**THE PROBLEM:** Working from the top of the listing below, retype each line through the line containing "color=orange, label='Ženy', zorder=3)", both included, with no pictures.
-- -- --
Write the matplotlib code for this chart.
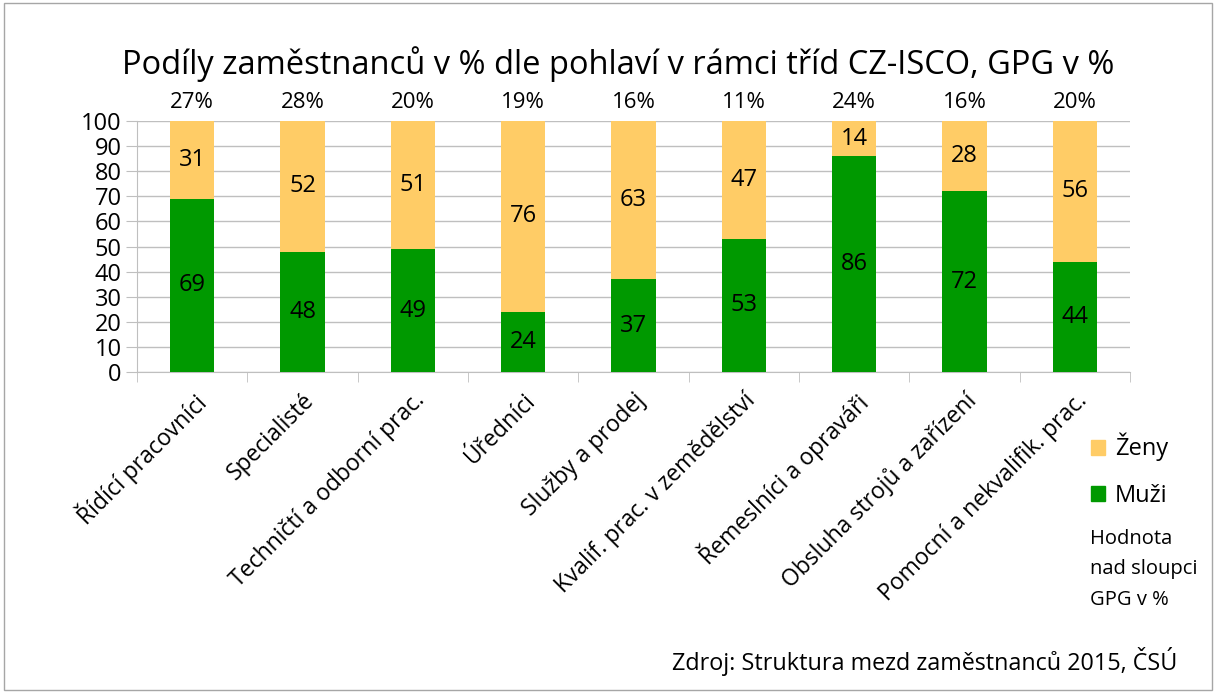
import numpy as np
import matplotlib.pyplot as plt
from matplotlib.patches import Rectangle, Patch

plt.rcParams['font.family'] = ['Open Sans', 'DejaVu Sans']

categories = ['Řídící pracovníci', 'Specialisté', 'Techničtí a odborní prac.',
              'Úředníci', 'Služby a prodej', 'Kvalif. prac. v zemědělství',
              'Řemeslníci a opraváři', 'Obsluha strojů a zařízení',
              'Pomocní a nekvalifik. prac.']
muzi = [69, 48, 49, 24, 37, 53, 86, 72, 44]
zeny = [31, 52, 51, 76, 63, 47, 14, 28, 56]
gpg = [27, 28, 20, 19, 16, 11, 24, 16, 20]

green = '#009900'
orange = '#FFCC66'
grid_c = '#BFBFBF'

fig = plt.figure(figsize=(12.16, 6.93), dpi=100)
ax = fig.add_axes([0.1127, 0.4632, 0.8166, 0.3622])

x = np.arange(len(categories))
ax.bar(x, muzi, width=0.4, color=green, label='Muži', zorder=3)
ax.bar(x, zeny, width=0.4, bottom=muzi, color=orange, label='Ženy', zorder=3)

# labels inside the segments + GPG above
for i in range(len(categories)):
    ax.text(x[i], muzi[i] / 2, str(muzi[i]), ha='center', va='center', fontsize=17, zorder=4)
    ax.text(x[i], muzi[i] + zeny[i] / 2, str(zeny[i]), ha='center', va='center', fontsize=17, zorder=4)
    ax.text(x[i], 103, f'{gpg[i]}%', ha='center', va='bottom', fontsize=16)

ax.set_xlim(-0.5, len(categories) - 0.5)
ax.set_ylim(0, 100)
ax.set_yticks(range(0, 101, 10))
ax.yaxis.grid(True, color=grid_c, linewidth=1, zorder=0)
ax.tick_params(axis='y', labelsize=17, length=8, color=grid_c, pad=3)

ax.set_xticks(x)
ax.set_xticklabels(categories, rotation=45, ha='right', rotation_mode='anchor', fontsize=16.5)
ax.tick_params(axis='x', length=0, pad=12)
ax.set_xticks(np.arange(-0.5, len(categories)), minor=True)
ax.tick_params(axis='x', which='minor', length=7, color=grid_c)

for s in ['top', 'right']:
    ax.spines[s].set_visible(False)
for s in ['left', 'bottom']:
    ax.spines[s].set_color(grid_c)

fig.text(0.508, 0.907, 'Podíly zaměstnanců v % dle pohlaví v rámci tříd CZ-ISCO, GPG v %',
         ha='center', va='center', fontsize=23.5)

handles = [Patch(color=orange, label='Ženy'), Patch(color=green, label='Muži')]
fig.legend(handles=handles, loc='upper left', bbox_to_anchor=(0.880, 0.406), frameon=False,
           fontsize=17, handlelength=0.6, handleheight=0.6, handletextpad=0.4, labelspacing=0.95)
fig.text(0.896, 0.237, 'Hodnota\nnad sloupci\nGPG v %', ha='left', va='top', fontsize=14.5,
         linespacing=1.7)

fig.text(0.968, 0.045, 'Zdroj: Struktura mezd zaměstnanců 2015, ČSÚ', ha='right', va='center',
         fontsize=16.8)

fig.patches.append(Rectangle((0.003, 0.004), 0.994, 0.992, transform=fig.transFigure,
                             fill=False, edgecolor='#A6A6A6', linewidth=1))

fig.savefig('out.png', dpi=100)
-- -- --
**EXERCISE RESPONSE:**
Write the matplotlib code for this chart.
import numpy as np
import matplotlib.pyplot as plt
from matplotlib.patches import Rectangle, Patch

plt.rcParams['font.family'] = ['Open Sans', 'DejaVu Sans']

categories = ['Řídící pracovníci', 'Specialisté', 'Techničtí a odborní prac.',
              'Úředníci', 'Služby a prodej', 'Kvalif. prac. v zemědělství',
              'Řemeslníci a opraváři', 'Obsluha strojů a zařízení',
              'Pomocní a nekvalifik. prac.']
muzi = [69, 48, 49, 24, 37, 53, 86, 72, 44]
zeny = [31, 52, 51, 76, 63, 47, 14, 28, 56]
gpg = [27, 28, 20, 19, 16, 11, 24, 16, 20]

green = '#009900'
orange = '#FFCC66'
grid_c = '#BFBFBF'

fig = plt.figure(figsize=(12.16, 6.93), dpi=100)
ax = fig.add_axes([0.1127, 0.4632, 0.8166, 0.3622])

x = np.arange(len(categories))
ax.bar(x, muzi, width=0.4, color=green, label='Muži', zorder=3)
ax.bar(x, zeny, width=0.4, bottom=muzi, color=orange, label='Ženy', zorder=3)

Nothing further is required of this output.